### RECORDS TO PROCESS
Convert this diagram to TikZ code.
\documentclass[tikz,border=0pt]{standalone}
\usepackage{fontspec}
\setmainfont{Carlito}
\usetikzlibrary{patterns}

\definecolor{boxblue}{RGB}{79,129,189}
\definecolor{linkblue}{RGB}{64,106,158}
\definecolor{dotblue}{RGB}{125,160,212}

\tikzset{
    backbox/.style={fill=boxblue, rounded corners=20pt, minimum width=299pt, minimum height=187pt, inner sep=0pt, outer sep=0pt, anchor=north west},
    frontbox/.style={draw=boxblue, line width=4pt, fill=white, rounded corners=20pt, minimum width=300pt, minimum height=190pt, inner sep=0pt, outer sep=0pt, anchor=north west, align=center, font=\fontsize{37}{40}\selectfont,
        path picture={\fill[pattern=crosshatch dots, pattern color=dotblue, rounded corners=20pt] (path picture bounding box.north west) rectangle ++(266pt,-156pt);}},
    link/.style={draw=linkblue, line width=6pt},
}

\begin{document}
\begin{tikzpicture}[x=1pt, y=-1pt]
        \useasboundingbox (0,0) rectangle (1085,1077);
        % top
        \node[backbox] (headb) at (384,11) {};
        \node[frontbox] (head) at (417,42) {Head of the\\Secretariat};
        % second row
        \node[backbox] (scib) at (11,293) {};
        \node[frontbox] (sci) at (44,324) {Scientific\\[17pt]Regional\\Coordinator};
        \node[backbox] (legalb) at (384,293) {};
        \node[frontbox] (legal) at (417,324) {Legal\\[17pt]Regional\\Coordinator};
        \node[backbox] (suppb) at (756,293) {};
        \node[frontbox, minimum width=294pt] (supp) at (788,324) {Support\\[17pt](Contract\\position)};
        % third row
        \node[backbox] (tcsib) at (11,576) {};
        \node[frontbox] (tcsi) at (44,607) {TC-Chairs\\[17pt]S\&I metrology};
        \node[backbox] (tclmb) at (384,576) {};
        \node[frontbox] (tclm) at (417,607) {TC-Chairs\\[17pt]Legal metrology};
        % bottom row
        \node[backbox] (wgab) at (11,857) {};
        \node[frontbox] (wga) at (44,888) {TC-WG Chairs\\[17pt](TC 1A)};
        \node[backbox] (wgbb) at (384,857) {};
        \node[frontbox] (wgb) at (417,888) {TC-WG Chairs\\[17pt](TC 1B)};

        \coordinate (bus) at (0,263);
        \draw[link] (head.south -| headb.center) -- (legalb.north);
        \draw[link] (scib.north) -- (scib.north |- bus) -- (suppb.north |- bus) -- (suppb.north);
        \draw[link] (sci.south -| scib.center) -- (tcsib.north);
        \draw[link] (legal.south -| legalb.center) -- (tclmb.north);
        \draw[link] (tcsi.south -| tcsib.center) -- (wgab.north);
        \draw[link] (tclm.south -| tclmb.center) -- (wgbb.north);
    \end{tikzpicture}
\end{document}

* * *

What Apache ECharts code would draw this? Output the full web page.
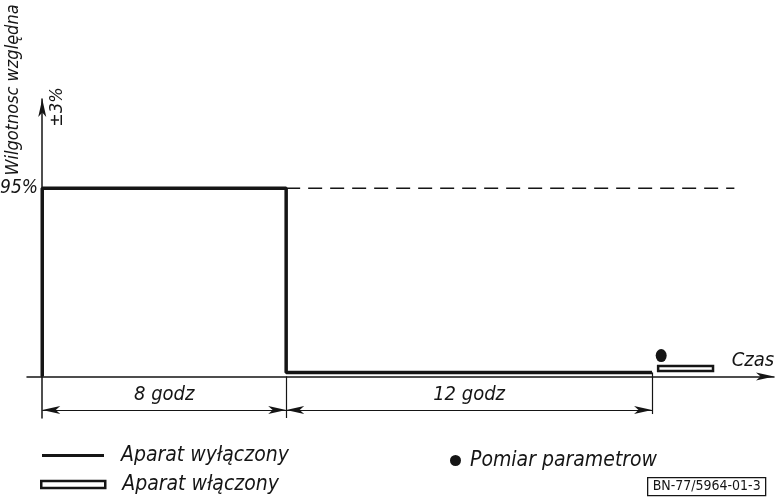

### CHALLENGE
Copy every line of the listing that contains the word "this".

### OUTPUT OF THE TASK
Convert this diagram to TikZ code.
What Apache ECharts code would draw this? Output the full web page.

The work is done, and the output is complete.